§ TASK: Begin with the first line and repeat exactly through the line containing "import plotly.graph_objects as go"; leave every image out.

§ DATA EXCERPTS:
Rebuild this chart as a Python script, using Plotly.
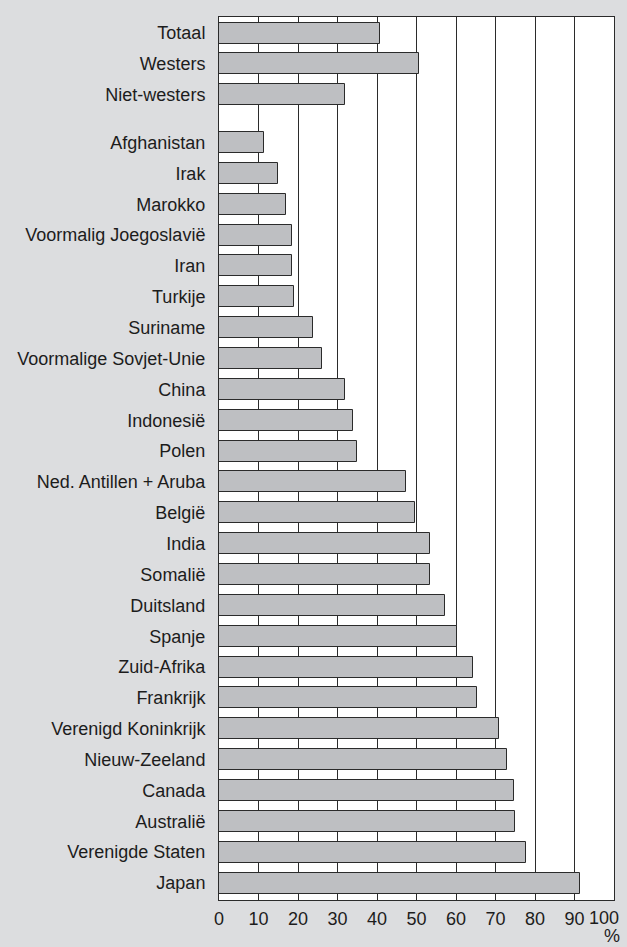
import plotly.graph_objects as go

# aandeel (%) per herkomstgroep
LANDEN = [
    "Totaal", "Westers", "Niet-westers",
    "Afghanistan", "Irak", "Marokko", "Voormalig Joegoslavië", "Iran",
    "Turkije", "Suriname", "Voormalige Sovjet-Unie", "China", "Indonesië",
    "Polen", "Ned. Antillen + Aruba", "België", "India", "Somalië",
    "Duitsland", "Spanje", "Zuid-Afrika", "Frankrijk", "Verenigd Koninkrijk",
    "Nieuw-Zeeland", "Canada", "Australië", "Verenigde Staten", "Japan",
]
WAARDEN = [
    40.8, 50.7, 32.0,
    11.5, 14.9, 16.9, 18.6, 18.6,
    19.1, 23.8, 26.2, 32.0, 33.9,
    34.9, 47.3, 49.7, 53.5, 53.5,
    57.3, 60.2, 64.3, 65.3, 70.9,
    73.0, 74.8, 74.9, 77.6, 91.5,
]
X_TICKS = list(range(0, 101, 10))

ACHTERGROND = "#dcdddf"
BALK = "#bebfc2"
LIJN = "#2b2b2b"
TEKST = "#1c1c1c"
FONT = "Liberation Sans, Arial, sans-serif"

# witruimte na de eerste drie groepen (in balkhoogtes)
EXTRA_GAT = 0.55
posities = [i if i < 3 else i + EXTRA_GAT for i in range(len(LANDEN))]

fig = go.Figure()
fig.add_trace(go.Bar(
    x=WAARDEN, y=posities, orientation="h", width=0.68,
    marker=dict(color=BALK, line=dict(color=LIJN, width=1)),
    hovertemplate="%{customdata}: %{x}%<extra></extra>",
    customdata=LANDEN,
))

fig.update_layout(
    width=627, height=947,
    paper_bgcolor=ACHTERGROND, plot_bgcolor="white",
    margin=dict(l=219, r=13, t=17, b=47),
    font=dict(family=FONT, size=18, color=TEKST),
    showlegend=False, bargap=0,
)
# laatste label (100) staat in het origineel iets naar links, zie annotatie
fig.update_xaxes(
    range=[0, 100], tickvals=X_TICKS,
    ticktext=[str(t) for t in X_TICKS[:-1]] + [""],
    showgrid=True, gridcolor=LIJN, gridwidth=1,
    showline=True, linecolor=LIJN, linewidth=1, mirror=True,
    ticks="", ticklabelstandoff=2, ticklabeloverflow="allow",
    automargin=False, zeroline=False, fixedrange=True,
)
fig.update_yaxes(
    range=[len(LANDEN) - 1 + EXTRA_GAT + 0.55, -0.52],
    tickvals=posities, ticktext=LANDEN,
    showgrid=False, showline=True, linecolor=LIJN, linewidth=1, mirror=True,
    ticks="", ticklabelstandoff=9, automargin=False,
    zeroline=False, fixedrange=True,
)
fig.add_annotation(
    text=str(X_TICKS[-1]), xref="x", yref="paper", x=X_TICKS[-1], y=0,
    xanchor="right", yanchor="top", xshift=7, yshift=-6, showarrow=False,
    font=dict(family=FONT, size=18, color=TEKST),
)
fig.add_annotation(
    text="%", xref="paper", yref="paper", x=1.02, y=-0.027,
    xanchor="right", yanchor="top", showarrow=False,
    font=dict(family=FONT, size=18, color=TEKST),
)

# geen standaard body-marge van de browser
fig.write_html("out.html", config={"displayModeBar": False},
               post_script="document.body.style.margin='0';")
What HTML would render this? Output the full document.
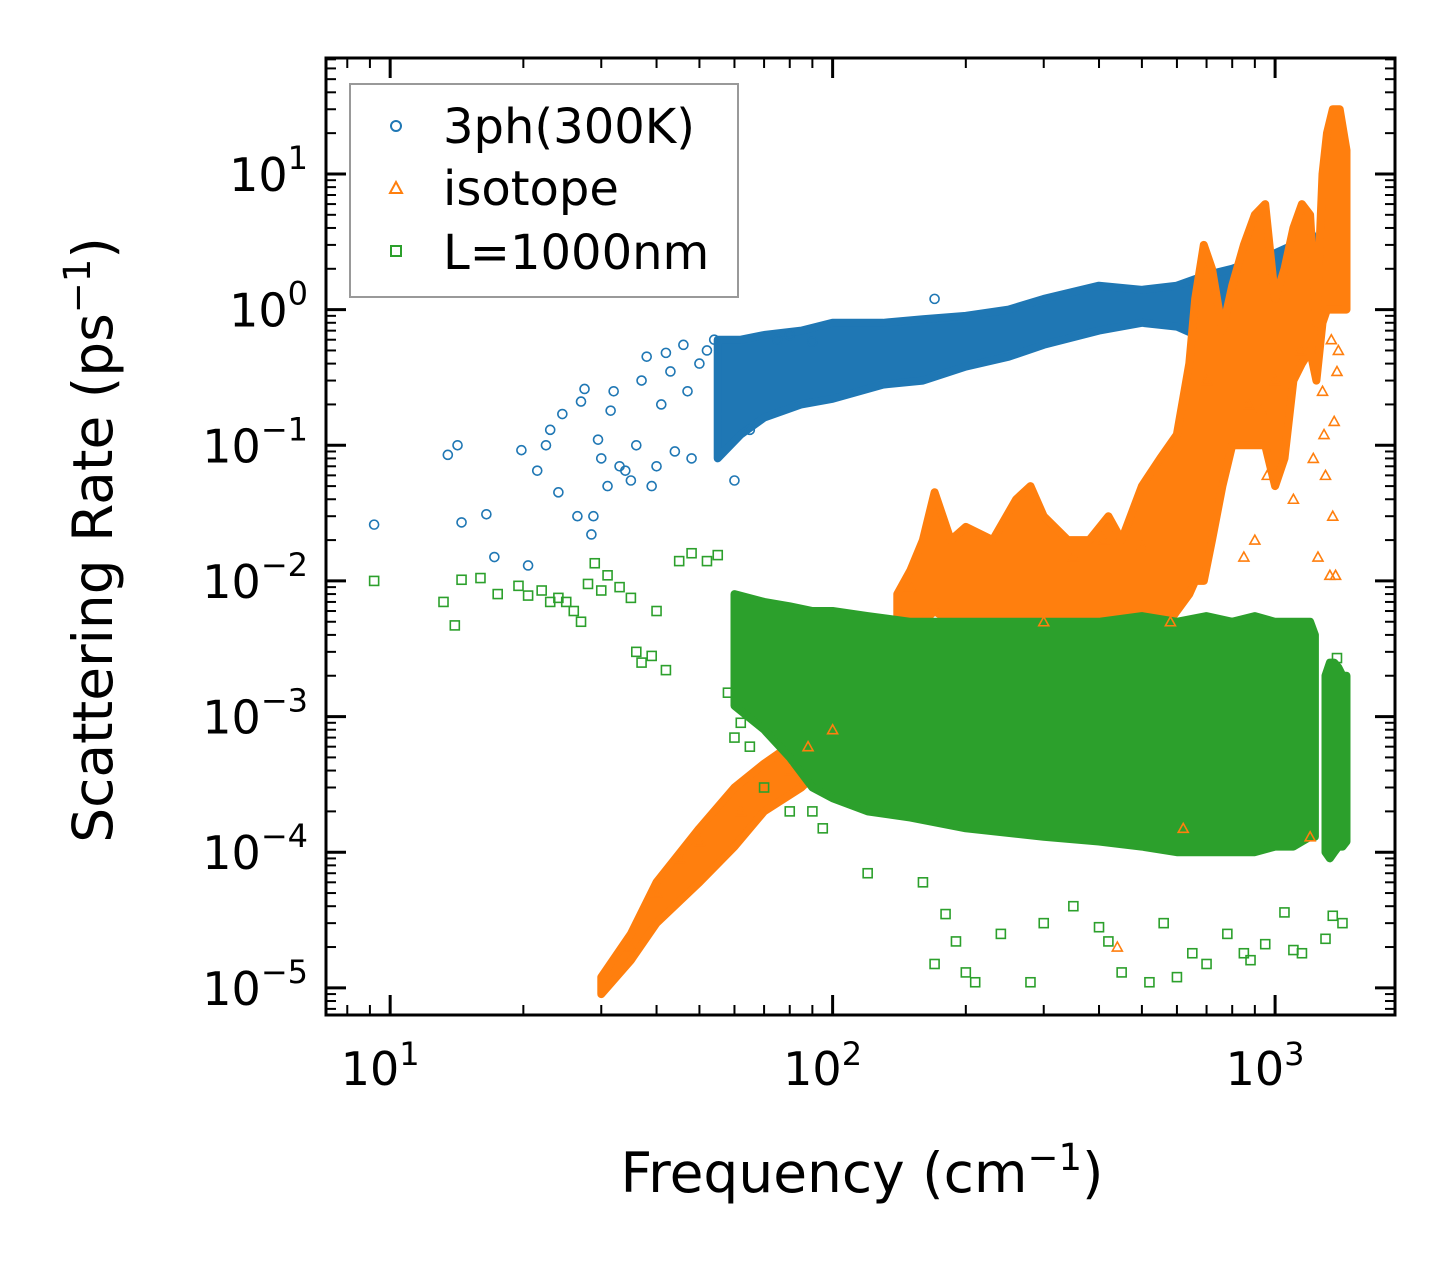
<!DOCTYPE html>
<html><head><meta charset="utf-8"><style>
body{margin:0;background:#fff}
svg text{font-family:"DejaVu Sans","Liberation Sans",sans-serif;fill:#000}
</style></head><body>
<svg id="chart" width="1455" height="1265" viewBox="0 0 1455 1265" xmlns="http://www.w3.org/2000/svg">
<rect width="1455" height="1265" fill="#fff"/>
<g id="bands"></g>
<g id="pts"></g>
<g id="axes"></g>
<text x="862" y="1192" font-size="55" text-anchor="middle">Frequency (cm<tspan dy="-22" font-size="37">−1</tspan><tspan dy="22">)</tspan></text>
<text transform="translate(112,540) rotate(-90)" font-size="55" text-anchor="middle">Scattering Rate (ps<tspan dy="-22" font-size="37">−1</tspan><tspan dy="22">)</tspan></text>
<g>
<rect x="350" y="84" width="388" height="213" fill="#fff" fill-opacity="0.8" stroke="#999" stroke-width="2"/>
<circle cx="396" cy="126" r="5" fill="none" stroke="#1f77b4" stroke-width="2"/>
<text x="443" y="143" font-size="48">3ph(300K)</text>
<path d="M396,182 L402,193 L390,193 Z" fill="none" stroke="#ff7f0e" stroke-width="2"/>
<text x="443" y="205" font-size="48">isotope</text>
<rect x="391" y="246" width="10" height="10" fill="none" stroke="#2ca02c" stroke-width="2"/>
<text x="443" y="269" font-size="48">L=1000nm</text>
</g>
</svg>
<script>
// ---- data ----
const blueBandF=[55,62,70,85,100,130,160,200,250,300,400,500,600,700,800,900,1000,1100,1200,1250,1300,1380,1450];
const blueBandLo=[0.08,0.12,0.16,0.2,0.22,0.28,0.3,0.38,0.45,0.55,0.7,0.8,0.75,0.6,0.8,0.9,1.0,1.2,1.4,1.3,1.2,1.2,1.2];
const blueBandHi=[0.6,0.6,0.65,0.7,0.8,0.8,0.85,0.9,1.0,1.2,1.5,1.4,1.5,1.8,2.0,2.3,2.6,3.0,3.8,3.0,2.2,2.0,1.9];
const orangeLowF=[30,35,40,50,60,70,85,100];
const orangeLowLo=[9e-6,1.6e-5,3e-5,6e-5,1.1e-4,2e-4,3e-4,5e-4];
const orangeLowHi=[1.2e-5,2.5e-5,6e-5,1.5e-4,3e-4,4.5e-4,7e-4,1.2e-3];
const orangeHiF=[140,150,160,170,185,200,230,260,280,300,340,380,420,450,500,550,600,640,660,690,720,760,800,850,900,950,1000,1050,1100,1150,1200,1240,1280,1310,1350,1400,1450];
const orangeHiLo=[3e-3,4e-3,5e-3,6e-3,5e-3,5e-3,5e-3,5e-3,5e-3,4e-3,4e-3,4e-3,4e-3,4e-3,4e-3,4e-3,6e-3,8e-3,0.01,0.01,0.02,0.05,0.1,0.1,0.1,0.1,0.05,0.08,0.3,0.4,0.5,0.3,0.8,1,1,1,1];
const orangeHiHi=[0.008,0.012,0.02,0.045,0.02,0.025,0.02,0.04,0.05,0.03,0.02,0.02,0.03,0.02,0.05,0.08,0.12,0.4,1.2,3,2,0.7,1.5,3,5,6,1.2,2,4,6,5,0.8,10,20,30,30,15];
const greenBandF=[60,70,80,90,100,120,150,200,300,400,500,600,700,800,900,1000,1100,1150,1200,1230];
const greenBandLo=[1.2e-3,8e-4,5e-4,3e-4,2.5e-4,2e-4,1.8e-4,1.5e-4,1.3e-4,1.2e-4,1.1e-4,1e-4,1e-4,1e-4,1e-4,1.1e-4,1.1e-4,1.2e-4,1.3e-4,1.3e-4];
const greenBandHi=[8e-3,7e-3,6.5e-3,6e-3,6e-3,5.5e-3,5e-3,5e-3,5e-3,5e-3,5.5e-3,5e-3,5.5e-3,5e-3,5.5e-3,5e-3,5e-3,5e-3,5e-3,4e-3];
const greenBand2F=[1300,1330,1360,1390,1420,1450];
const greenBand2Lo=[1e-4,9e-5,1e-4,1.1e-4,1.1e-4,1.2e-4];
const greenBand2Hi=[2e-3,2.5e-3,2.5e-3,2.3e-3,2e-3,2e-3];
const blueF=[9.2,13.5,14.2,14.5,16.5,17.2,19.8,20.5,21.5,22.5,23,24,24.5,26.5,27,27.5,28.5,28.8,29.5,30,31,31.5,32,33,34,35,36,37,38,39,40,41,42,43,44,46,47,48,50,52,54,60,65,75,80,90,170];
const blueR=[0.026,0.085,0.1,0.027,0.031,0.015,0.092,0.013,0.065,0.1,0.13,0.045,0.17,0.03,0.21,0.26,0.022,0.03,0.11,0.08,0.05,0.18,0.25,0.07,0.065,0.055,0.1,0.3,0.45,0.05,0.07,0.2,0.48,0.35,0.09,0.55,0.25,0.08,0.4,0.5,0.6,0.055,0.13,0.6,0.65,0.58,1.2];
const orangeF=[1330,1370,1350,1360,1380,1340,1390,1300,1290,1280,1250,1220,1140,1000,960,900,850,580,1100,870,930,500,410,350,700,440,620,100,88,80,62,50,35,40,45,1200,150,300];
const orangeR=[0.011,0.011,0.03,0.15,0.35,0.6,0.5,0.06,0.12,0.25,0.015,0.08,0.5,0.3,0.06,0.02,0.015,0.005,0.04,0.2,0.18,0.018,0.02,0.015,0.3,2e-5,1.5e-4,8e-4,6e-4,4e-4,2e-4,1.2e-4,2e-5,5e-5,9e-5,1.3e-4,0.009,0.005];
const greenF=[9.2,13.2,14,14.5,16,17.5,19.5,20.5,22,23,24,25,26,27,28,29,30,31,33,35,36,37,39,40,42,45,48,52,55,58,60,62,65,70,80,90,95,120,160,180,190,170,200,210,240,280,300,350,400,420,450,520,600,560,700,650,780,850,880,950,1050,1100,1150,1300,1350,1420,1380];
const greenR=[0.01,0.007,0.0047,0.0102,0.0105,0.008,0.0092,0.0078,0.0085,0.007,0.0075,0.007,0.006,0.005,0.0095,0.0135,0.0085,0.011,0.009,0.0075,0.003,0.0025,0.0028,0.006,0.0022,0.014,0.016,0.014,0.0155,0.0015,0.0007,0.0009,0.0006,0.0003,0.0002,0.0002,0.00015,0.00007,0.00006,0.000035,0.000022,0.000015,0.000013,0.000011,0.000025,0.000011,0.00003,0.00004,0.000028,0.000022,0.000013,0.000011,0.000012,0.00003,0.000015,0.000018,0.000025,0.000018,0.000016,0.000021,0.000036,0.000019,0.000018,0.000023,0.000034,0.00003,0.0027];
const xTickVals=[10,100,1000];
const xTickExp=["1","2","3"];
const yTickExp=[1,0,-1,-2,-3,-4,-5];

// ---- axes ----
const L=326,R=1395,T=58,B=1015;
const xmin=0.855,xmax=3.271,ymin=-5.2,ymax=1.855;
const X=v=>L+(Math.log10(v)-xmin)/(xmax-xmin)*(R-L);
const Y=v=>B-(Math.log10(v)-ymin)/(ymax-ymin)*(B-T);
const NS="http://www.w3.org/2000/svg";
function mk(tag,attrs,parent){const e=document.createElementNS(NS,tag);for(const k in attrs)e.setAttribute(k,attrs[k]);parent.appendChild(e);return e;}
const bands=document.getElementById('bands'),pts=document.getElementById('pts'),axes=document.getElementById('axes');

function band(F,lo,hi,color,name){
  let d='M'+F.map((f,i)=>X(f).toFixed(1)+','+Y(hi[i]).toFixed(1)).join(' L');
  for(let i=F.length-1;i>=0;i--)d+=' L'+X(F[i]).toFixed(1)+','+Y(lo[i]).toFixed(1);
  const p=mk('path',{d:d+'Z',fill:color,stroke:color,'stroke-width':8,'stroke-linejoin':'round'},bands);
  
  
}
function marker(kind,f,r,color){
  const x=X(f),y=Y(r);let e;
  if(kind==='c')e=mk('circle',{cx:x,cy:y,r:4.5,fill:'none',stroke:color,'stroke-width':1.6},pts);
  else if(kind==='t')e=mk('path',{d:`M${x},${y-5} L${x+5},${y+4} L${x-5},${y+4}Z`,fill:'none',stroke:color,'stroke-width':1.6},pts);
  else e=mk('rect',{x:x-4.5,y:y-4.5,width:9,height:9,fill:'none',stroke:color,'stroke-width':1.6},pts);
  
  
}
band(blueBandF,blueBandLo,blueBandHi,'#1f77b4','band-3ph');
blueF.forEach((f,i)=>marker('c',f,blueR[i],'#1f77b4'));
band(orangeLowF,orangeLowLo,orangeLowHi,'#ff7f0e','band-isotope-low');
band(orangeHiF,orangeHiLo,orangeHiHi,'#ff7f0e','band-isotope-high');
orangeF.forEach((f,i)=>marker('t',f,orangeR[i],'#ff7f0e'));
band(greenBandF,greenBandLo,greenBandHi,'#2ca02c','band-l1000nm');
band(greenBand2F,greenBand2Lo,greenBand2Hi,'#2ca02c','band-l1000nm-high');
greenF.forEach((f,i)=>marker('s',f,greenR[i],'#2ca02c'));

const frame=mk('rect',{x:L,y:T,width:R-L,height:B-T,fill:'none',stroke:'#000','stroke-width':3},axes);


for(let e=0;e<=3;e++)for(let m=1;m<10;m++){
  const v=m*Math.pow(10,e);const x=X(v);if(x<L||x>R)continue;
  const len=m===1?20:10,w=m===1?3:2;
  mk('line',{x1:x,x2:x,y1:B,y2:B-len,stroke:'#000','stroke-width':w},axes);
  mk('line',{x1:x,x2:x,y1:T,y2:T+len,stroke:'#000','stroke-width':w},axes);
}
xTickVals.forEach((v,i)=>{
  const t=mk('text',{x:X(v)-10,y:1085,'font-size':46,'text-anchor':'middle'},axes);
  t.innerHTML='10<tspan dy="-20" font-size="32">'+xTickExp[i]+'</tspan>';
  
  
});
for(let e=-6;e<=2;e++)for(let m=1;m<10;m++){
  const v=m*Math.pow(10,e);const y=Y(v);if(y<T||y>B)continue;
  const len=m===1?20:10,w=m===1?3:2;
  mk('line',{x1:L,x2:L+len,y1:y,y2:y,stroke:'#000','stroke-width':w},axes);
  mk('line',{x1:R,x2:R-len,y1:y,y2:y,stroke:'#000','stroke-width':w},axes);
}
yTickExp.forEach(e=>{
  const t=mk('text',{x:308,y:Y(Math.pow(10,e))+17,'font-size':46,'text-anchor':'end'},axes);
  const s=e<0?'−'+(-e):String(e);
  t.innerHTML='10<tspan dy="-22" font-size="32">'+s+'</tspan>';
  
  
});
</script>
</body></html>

§ RESULT OF THE TASK:
Rebuild this chart as a Python script, using Plotly.
import plotly.graph_objects as go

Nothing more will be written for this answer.